- Developer: Programmers-3
- Publisher: Broderbund
- Designers: Jun Wada Makoto Horai
- Platforms: Apple II, Atari 8-bit, VIC-20, MSX
- Release: 1982: Apple, Atari 1983: VIC-20 1984: MSX
- Genre: Fixed shooter
- Mode: Single-player

= A.E. (video game) =

1982 video game

A.E. (sometimes shown unpunctuated as AE) is a fixed shooter for the Apple II and Atari 8-bit computers and published by Broderbund in 1982. It was written by Jun Wada and Makoto Horai of Japan-based Programmers-3, a precursor to Compile. Versions followed for the VIC-20 (1983) and MSX (1984). Unlike most earlier shooters which have a solid color or starfield as a background, the action in A.E. takes place in front of science fiction scenes.
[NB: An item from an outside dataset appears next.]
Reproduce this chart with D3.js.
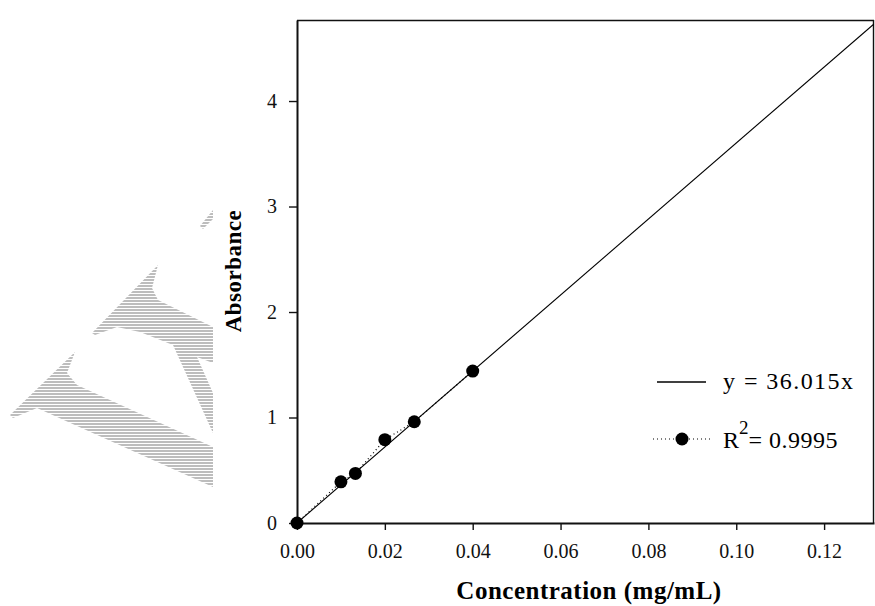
<!DOCTYPE html>
<html>
<head>
<meta charset="utf-8">
<script src="https://cdn.jsdelivr.net/npm/d3@7"></script>
<style>
  body { margin: 0; background: #fff; }
  svg { display: block; }
  text { font-family: "Liberation Serif", "Times New Roman", serif; }
</style>
</head>
<body>
<div id="chart"></div>
<script>
// calibration data
let concentration = [0, 0.01, 0.0133, 0.02, 0.0267, 0.04];
let absorbance = [0, 0.39, 0.47, 0.79, 0.96, 1.44];
let slope = 36.015;
let rSquared = "0.9995";
let xTicks = [0, 0.02, 0.04, 0.06, 0.08, 0.10, 0.12];
let yTicks = [0, 1, 2, 3, 4];

let W = 875, H = 606;
let margin = { top: 20, right: 1, bottom: 83, left: 297 },
    width = W - margin.left - margin.right,
    height = H - margin.top - margin.bottom;

let x = d3.scaleLinear().domain([0, 0.13136]).range([0, width]);
let y = d3.scaleLinear().domain([0, 4.768]).range([height, 0]);

let root = d3.select("#chart").append("svg")
    .attr("width", W)
    .attr("height", H);

// striped watermark in the left margin
let defs = root.append("defs");
let pat = defs.append("pattern")
    .attr("id", "stripes")
    .attr("patternUnits", "userSpaceOnUse")
    .attr("width", 10)
    .attr("height", 3);
pat.append("rect").attr("width", 10).attr("height", 2).attr("fill", "#bdbdbd");

let mark = [
    [[75,352],[67,373],[77,385],[213,447],[213,487],[37,408],[13,418],[10,415]],
    [[158,265],[152,288],[158,300],[213,327],[213,363],[197,357],[213,393],[213,433],[173,345],[140,332],[117,327],[95,335],[92,333]],
    [[200,226],[213,210],[213,219],[203,229]]
];
root.append("g").selectAll("path")
    .data(mark)
    .enter()
    .append("path")
    .attr("d", function(d) { return "M" + d.join("L") + "Z"; })
    .attr("fill", "url(#stripes)");

let svg = root.append("g")
    .attr("transform", "translate(" + margin.left + "," + margin.top + ")");

// frame
svg.append("line").attr("x1", 0).attr("x2", width).attr("y1", 0.5).attr("y2", 0.5)
    .attr("stroke", "#111").attr("stroke-width", 1.4);
svg.append("line").attr("x1", width - 0.5).attr("x2", width - 0.5).attr("y1", 0).attr("y2", height)
    .attr("stroke", "#111").attr("stroke-width", 1.4);

// x axis
let xAxis = svg.append("g")
    .attr("transform", "translate(0," + height + ")")
    .call(d3.axisBottom(x).tickValues(xTicks).tickSize(7).tickSizeOuter(0).tickFormat(d3.format(".2f")));
xAxis.select(".domain").attr("stroke", "#111").attr("stroke-width", 1.8);
xAxis.selectAll(".tick line").attr("stroke", "#111").attr("stroke-width", 1.4);
xAxis.selectAll("text")
    .attr("y", 21)
    .attr("dy", "0.71em")
    .style("font-family", "Liberation Serif")
    .style("font-size", "20px")
    .attr("fill", "#111");

// y axis
let yAxis = svg.append("g")
    .call(d3.axisLeft(y).tickValues(yTicks).tickSize(8).tickSizeOuter(0).tickFormat(d3.format("d")));
yAxis.select(".domain").attr("stroke", "#111").attr("stroke-width", 2);
yAxis.selectAll(".tick line").attr("stroke", "#111").attr("stroke-width", 1.4);
yAxis.selectAll("text")
    .attr("x", -20)
    .style("font-family", "Liberation Serif")
    .style("font-size", "20px")
    .attr("fill", "#111");

// axis titles
svg.append("text")
    .attr("x", 292)
    .attr("y", height + 76)
    .style("text-anchor", "middle")
    .style("font-weight", "bold")
    .style("font-size", "25px")
    .style("letter-spacing", "0.5px")
    .text("Concentration (mg/mL)");

svg.append("text")
    .attr("transform", "rotate(-90)")
    .attr("x", -251)
    .attr("y", -56)
    .style("text-anchor", "middle")
    .style("font-weight", "bold")
    .style("font-size", "23px")
    .style("letter-spacing", "0.5px")
    .text("Absorbance");

// fitted line y = slope * x
let clip = defs.append("clipPath").attr("id", "plot-clip");
clip.append("rect").attr("width", width).attr("height", height);
svg.append("line")
    .attr("clip-path", "url(#plot-clip)")
    .attr("x1", x(0)).attr("y1", y(0))
    .attr("x2", x(x.domain()[1])).attr("y2", y(slope * x.domain()[1]))
    .attr("stroke", "#000")
    .attr("stroke-width", 1.1);

// measured points, dotted connection
let pts = concentration.map(function(c, i) { return [c, absorbance[i]]; });
svg.append("path")
    .datum(pts)
    .attr("d", d3.line().x(function(d) { return x(d[0]); }).y(function(d) { return y(d[1]); }))
    .attr("fill", "none")
    .attr("stroke", "#000")
    .attr("stroke-width", 1.2)
    .attr("stroke-dasharray", "1,3");

svg.selectAll(".dot")
    .data(pts)
    .enter()
    .append("circle")
    .attr("class", "dot")
    .attr("cx", function(d) { return x(d[0]); })
    .attr("cy", function(d) { return y(d[1]); })
    .attr("r", 6.5)
    .attr("fill", "#000");

// legend
let leg = root.append("g");
leg.append("line").attr("x1", 657).attr("x2", 706).attr("y1", 382).attr("y2", 382)
    .attr("stroke", "#000").attr("stroke-width", 1.3);
leg.append("text").attr("x", 723).attr("y", 389)
    .style("font-size", "24px")
    .attr("textLength", 130)
    .text("y = " + slope.toFixed(3) + "x");

leg.append("line").attr("x1", 653).attr("x2", 712).attr("y1", 439).attr("y2", 439)
    .attr("stroke", "#000").attr("stroke-width", 1.2).attr("stroke-dasharray", "1,3");
leg.append("circle").attr("cx", 682).attr("cy", 439).attr("r", 6.5).attr("fill", "#000");
let r2 = leg.append("text").attr("x", 723).attr("y", 448).style("font-size", "24px");
r2.append("tspan").text("R");
r2.append("tspan").attr("dy", -14).style("font-size", "19px").text("2");
r2.append("tspan").attr("dy", 14).style("letter-spacing", "0.5px").text("= " + rSquared);
</script>
</body>
</html>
Attacking creatures emerge from points in the image, often appearing to come from behind objects. Combined with a slight scaling as they advance, there is the impression of depth.
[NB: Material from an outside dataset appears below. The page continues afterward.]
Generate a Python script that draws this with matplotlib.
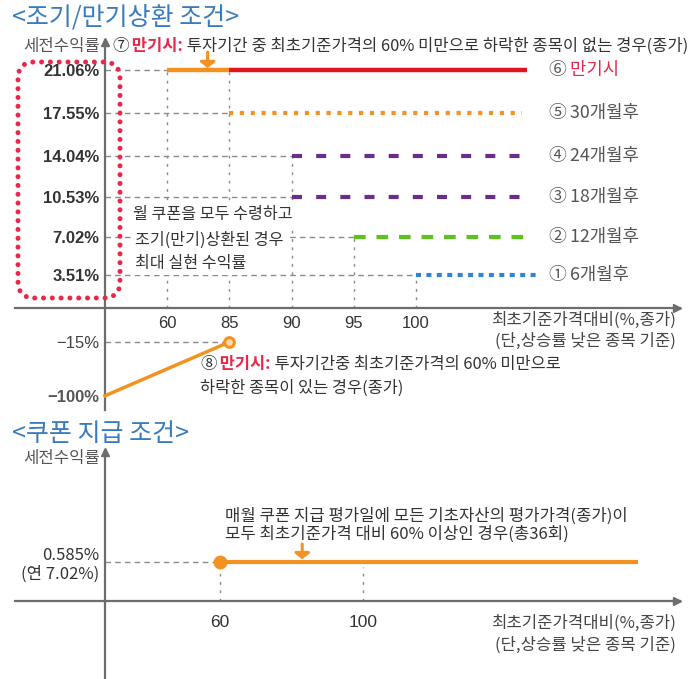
import numpy as np
import matplotlib
matplotlib.use('Agg')
import matplotlib.pyplot as plt
from matplotlib.patches import FancyBboxPatch

plt.rcParams['font.family'] = ['Noto Sans CJK KR', 'DejaVu Sans']

# ---------------- data ----------------
x_ticks = [60, 85, 90, 95, 100]
levels = [21.06, 17.55, 14.04, 10.53, 7.02, 3.51]
level_labels = ['21.06%', '17.55%', '14.04%', '10.53%', '7.02%', '3.51%']
level_start = [85, 85, 90, 90, 95, 100]
right_num = ['⑥', '⑤', '④', '③', '②', '①']
right_text = ['만기시', '30개월후', '24개월후', '18개월후', '12개월후', '6개월후']
maturity_barrier = 60          # orange solid part of maturity line starts here
loss_x = [0, 85]
loss_y = [-100, -15]
loss_labels = ['\u2212100%', '\u221215%']

coupon_rate = 0.585
coupon_annual = 7.02
coupon_barrier = 60
coupon_ticks = [60, 100]

# ---------------- style ----------------
W, H = 695, 679
ORANGE = '#f39221'
RED = '#e5131d'
TXTRED = '#e8274a'
PURPLE = '#6b2d8c'
GREEN = '#5cc21f'
BLUE = '#3183d6'
GRAY = '#8a8a8a'
AX = '#6d6d6d'
DARK = '#333333'
MID = '#555555'
TITLE = '#3a7bbd'
NUM = ['Liberation Sans', 'DejaVu Sans']
FS = 12

fig = plt.figure(figsize=(W / 100, H / 100), dpi=100)
renderer = fig.canvas.get_renderer()


def fx(px):
    return px / W


def fy(py):
    return 1 - py / H


def ftext(px, py, s, **kw):
    kw.setdefault('va', 'center')
    return fig.text(fx(px), fy(py), s, **kw)


def rich(xd, yd, parts, size):
    """xd, yd in display pixels (origin bottom-left)."""
    x = xd
    for s, color, weight in parts:
        t = fig.text(x / W, yd / H, s, color=color, fontsize=size,
                     fontweight=weight, va='center', ha='left')
        x += t.get_window_extent(renderer).width


# ---------------- top panel ----------------
def fwd(y):
    y = np.asarray(y, float)
    return np.where(y >= 0, np.abs(y) ** 1.1, -1.054 * np.sqrt(np.abs(y)))


def inv(u):
    u = np.asarray(u, float)
    return np.where(u >= 0, np.abs(u) ** (1 / 1.1), -(np.abs(u) / 1.054) ** 2)


ax = fig.add_axes([fx(15), fy(410), (680 - 15) / W, (410 - 40) / H])
ax.set_yscale('function', functions=(fwd, inv))
ax.set_xlim(-1.447, 9.244)
ax.set_ylim(-135, 23.47)
ax.patch.set_alpha(0)


def xp(v):
    return 0 if v == 0 else x_ticks.index(v) + 1


X_END = 6.78
X_LABEL = 7.12

for sp in ['top', 'right']:
    ax.spines[sp].set_visible(False)
ax.spines['left'].set_position(('data', 0))
ax.spines['bottom'].set_position(('data', 0))
for sp in ['left', 'bottom']:
    ax.spines[sp].set_color(AX)
    ax.spines[sp].set_linewidth(1.6)
ax.plot(0, 0.995, '^', color=AX, ms=6, transform=ax.get_xaxis_transform(), clip_on=False)
ax.plot(0.995, 0, '>', color=AX, ms=6, transform=ax.get_yaxis_transform(), clip_on=False)

ax.set_xticks([xp(v) for v in x_ticks], [str(v) for v in x_ticks])
ax.set_yticks(levels + loss_y, level_labels + loss_labels)
ax.tick_params(length=0)
ax.tick_params(axis='x', pad=6, labelsize=12, labelcolor=DARK)
ax.tick_params(axis='y', pad=4, labelsize=12, labelcolor=DARK)
for lab in ax.get_xticklabels():
    lab.set_fontfamily(NUM)
for i, lab in enumerate(ax.get_yticklabels()):
    lab.set_fontfamily(NUM)
    if i < len(levels):
        lab.set_fontweight('bold')
    else:
        lab.set_color('#444444')
        if loss_y[i - len(levels)] == -100:
            lab.set_fontweight('bold')
            lab.set_color('#555555')

# guides
hstyle = dict(color=GRAY, lw=1.0, ls=(0, (4, 3)), zorder=1)
vstyle = dict(color=GRAY, lw=1.0, ls=(0, (2, 4)), zorder=1)
for i, (lv, st) in enumerate(zip(levels, level_start)):
    ax.plot([0, xp(maturity_barrier if i == 0 else st)], [lv, lv], **hstyle)
vert_top = {}
for lv, st in zip(levels, level_start):
    vert_top[st] = max(vert_top.get(st, 0), lv)
vert_top[maturity_barrier] = max(vert_top.get(maturity_barrier, 0), levels[0])
for st, top in vert_top.items():
    ax.plot([xp(st), xp(st)], [0, top], **vstyle)
ax.plot([0, xp(loss_x[1])], [loss_y[1], loss_y[1]], **hstyle)

# level lines
ax.plot([xp(maturity_barrier), xp(level_start[0])], [levels[0]] * 2, color=ORANGE, lw=3.2,
        solid_capstyle='butt', zorder=3)
line_styles = [
    dict(color=RED, lw=3.2, ls='-', solid_capstyle='butt'),
    dict(color=ORANGE, lw=3, ls=(0, (1.0, 1.6))),
    dict(color=PURPLE, lw=3, ls=(0, (2.4, 3.4))),
    dict(color=PURPLE, lw=3, ls=(0, (2.4, 3.4))),
    dict(color=GREEN, lw=3, ls=(0, (2.8, 2.6))),
    dict(color=BLUE, lw=3, ls=(0, (1.2, 1.3))),
]
ends = [X_END, X_END - 0.08, X_END, X_END, X_END, X_END + 0.2]
for lv, st, sty, e in zip(levels, level_start, line_styles, ends):
    ax.plot([xp(st), e], [lv, lv], zorder=3, **sty)

# loss line
ax.plot([xp(v) for v in loss_x], loss_y, color=ORANGE, lw=2.5, zorder=3)
ax.plot(xp(loss_x[1]), loss_y[1], 'o', ms=7, mfc='#ffd8ae', mec=ORANGE, mew=2.2, zorder=4)

# right labels
for lv, n, t in zip(levels, right_num, right_text):
    xd, yd = ax.transData.transform((X_LABEL, lv))
    col = TXTRED if t == '만기시' else MID
    rich(xd, yd, [(n, MID, 'normal'), (' ' + t, col, 'normal')], 12.8)

# arrow for (7)
ax.annotate('', xy=(1.65, levels[0]), xytext=(0, 13), textcoords='offset points',
            arrowprops=dict(arrowstyle='-|>,head_width=0.45,head_length=0.35',
                            color=ORANGE, lw=2.2, shrinkA=0, shrinkB=1.5))

# red dotted rounded box
box = FancyBboxPatch((fx(18), fy(298)), (120 - 18) / W, (298 - 62) / H,
                     boxstyle='round,pad=0,rounding_size=0.024', transform=fig.transFigure,
                     fc='none', ec=TXTRED, lw=3.6, ls=(0, (0.01, 1.75)))
box.set_capstyle('round')
fig.add_artist(box)

# texts top
WB = dict(fc='white', ec='none', pad=1.5)
ftext(12, 18, '<조기/만기상환 조건>', fontsize=18, color=TITLE, fontweight='medium')
ftext(100, 46, '세전수익률', fontsize=12, color=MID, ha='right')
rich(112, fy(46) * H,
     [('⑦', DARK, 'normal'), (' 만기시:', TXTRED, 'bold'),
      (' 투자기간 중 최초기준가격의 60% 미만으로 하락한 종목이 없는 경우(종가)', DARK, 'normal')], 11.9)
ftext(133, 215, '월 쿠폰을 모두 수령하고', fontsize=11.6, color=DARK, bbox=WB)
ftext(135, 240, '조기(만기)상환된 경우', fontsize=11.6, color=DARK, bbox=WB)
ftext(135, 264, '최대 실현 수익률', fontsize=11.6, color=DARK, bbox=WB)
ftext(676, 320, '최초기준가격대비(%,종가)', fontsize=12, color='#444444', ha='right')
ftext(676, 341, '(단,상승률 낮은 종목 기준)', fontsize=12, color='#444444', ha='right')
rich(200, fy(364) * H,
     [('⑧', DARK, 'normal'), (' 만기시:', TXTRED, 'bold'),
      (' 투자기간중 최초기준가격의 60% 미만으로', DARK, 'normal')], 11.8)
ftext(200, 388, '하락한 종목이 있는 경우(종가)', fontsize=11.8, color=DARK)

# ---------------- bottom panel ----------------
ax2 = fig.add_axes([fx(15), fy(679), (680 - 15) / W, (679 - 450) / H])
ax2.patch.set_alpha(0)
ax2.set_xlim(2.66, 188.67)
ax2.set_ylim(-1.17, 2.265)
origin_frac = (105 - 15) / (680 - 15)
x0, x1 = ax2.get_xlim()
origin_x = x0 + origin_frac * (x1 - x0)
for sp in ['top', 'right']:
    ax2.spines[sp].set_visible(False)
ax2.spines['left'].set_position(('axes', origin_frac))
ax2.spines['bottom'].set_position(('data', 0))
for sp in ['left', 'bottom']:
    ax2.spines[sp].set_color(AX)
    ax2.spines[sp].set_linewidth(1.6)
ax2.plot(origin_x, 0.99, '^', color=AX, ms=6, transform=ax2.get_xaxis_transform(), clip_on=False)
ax2.plot(0.995, 0, '>', color=AX, ms=6, transform=ax2.get_yaxis_transform(), clip_on=False)

ax2.set_xticks(coupon_ticks, [str(v) for v in coupon_ticks])
ax2.set_yticks([coupon_rate], [f'{coupon_rate}%\n(연 {coupon_annual}%)'])
ax2.tick_params(length=0)
ax2.tick_params(axis='x', pad=10, labelsize=12.5, labelcolor=DARK)
ax2.tick_params(axis='y', pad=4, labelsize=12, labelcolor=DARK)
for lab in ax2.get_xticklabels():
    lab.set_fontfamily(NUM)
for lab in ax2.get_yticklabels():
    lab.set_linespacing(1.1)

ax2.plot([origin_x, coupon_barrier], [coupon_rate] * 2, **hstyle)
ax2.plot([coupon_barrier] * 2, [0, coupon_rate], **vstyle)
ax2.plot([coupon_ticks[1]] * 2, [0, coupon_rate * 0.87], **vstyle)
ax2.plot([coupon_barrier, 176.9], [coupon_rate] * 2, color=ORANGE, lw=3, solid_capstyle='butt', zorder=3)
ax2.plot(coupon_barrier, coupon_rate, 'o', ms=9, color=ORANGE, zorder=4)
ax2.annotate('', xy=(83, coupon_rate), xytext=(0, 13), textcoords='offset points',
             arrowprops=dict(arrowstyle='-|>,head_width=0.45,head_length=0.35',
                             color=ORANGE, lw=2.2, shrinkA=0, shrinkB=2))

ftext(12, 434, '<쿠폰 지급 조건>', fontsize=18, color=TITLE, fontweight='medium')
ftext(100, 458, '세전수익률', fontsize=12, color=MID, ha='right')
ftext(676, 623, '최초기준가격대비(%,종가)', fontsize=12, color='#444444', ha='right')
ftext(676, 645, '(단,상승률 낮은 종목 기준)', fontsize=12, color='#444444', ha='right')
ftext(225, 516, '매월 쿠폰 지급 평가일에 모든 기초자산의 평가가격(종가)이', fontsize=12, color=DARK)
ftext(225, 534, '모두 최초기준가격 대비 60% 이상인 경우(총36회)', fontsize=12, color=DARK)

fig.savefig('out.png', dpi=100)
According to the back of the box, "A.E. is the Japanese word for 'ray' as in Manta Ray or Sting Ray", robotic versions of which are enemies in the game.

==Gameplay==
The player's "missile battery" can be moved left and right along the bottom of the screen. The fire button launches a missile upward which detonates when the button is released.
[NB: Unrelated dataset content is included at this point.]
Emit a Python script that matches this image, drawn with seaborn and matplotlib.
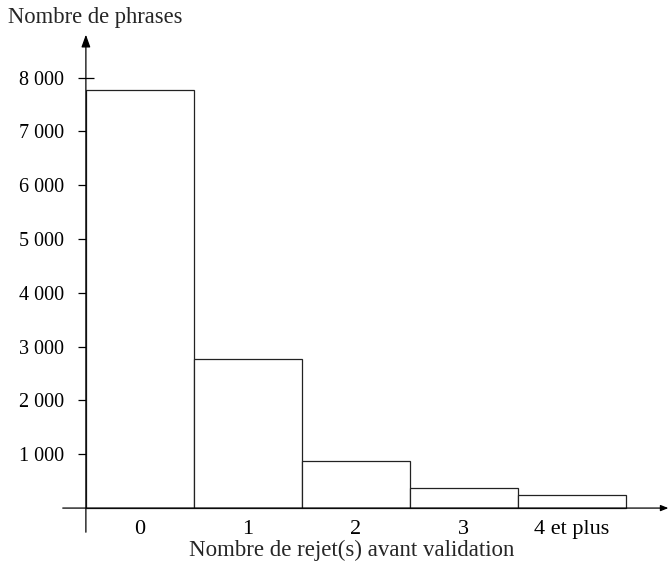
import matplotlib
matplotlib.use('Agg')
import matplotlib.pyplot as plt
import seaborn as sns

categories = ['0', '1', '2', '3', '4 et plus']
counts = [7770, 2770, 875, 372, 245]
yticks = [1000, 2000, 3000, 4000, 5000, 6000, 7000, 8000]
ytick_labels = ['1 000', '2 000', '3 000', '4 000', '5 000', '6 000', '7 000', '8 000']

sns.set_style('white')
plt.rcParams['font.family'] = ['Liberation Serif', 'DejaVu Serif']
plt.rcParams['font.size'] = 15

fig = plt.figure(figsize=(6.71, 5.75), dpi=100)
ax = fig.add_axes([0.128, 0.0696, 0.869, 0.875])

sns.barplot(x=categories, y=counts, width=1, color='white',
            edgecolor='#222222', linewidth=0.9, ax=ax)

ax.set_xlim(-0.5, 4.9)
ax.set_ylim(-500, 8850)
for s in ax.spines.values():
  s.set_visible(False)

# axes with arrows
ax.annotate('', xy=(-0.5, 8850), xytext=(-0.5, -500),
            arrowprops=dict(arrowstyle='-|>,head_length=0.5,head_width=0.18', lw=0.9, color='black'),
            annotation_clip=False)
ax.annotate('', xy=(4.92, 0), xytext=(-0.74, 0),
            arrowprops=dict(arrowstyle='-|>,head_length=0.3,head_width=0.12', lw=0.9, color='black'),
            annotation_clip=False)

ax.set_yticks(yticks)
ax.set_yticklabels(ytick_labels, fontsize=14.5)
ax.tick_params(axis='y', direction='inout', length=11, width=0.9, pad=10, left=True, colors='black')
ax.tick_params(axis='x', length=0, pad=-10.5, labelsize=16, colors='black')
ax.set_xlabel('')
ax.set_ylabel('')

fig.text(0.012, 0.97, 'Nombre de phrases', ha='left', va='center', fontsize=16.3)
fig.text(0.524, 0.043, 'Nombre de rejet(s) avant validation', ha='center', va='center', fontsize=16.5)

fig.savefig('out.png', dpi=100, facecolor='white')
Chains of creatures swoop in, flying in curves in front of and behind elements of the scene in a 2.5D effect The movement is much like Galaga, but enemies never settle into a formation; they're always moving. The creatures shoot projectiles downward at the player. A missile battery is destroyed if hit by an enemy or an enemy projectile.

==Development==
Broderbund partnered with Japanese developer Programmers-3 for several games, and A.E. was the first of these. According to Broderbund co-founder Doug Carlston, the Atari 8-bit version of A.E. was the first Atari computer game written in Japan. Programmers-3 became Compile in 1982.

==Reception==
Arnie Katz wrote for Arcade Express: "The swirling flightpaths of the attackers as they zoom hither and yon around the eight playscreens is the principal feature that distinguishes 'A.E.' from the usual run of invasion games." He pointed out that the images the game is played over have little bearing on gameplay. Citing a satisfying difficulty balance, Katz concluded with a score of 8/10.

InfoWorld's Essential Guide to Atari Computers cited it as "another winner" for Broderbund. Computer Games magazine gave the Atari and Apple versions an "A" in its "1985 Software Buyers Guide." Writing for Videogaming and Computer Gaming Illustrated, Susan Levitan concluded: "A.E. is a highly recommended, very challenging and rewarding game. The 3-D graphics are stunning and the serpentine movement of the A.E. is mesmerizing."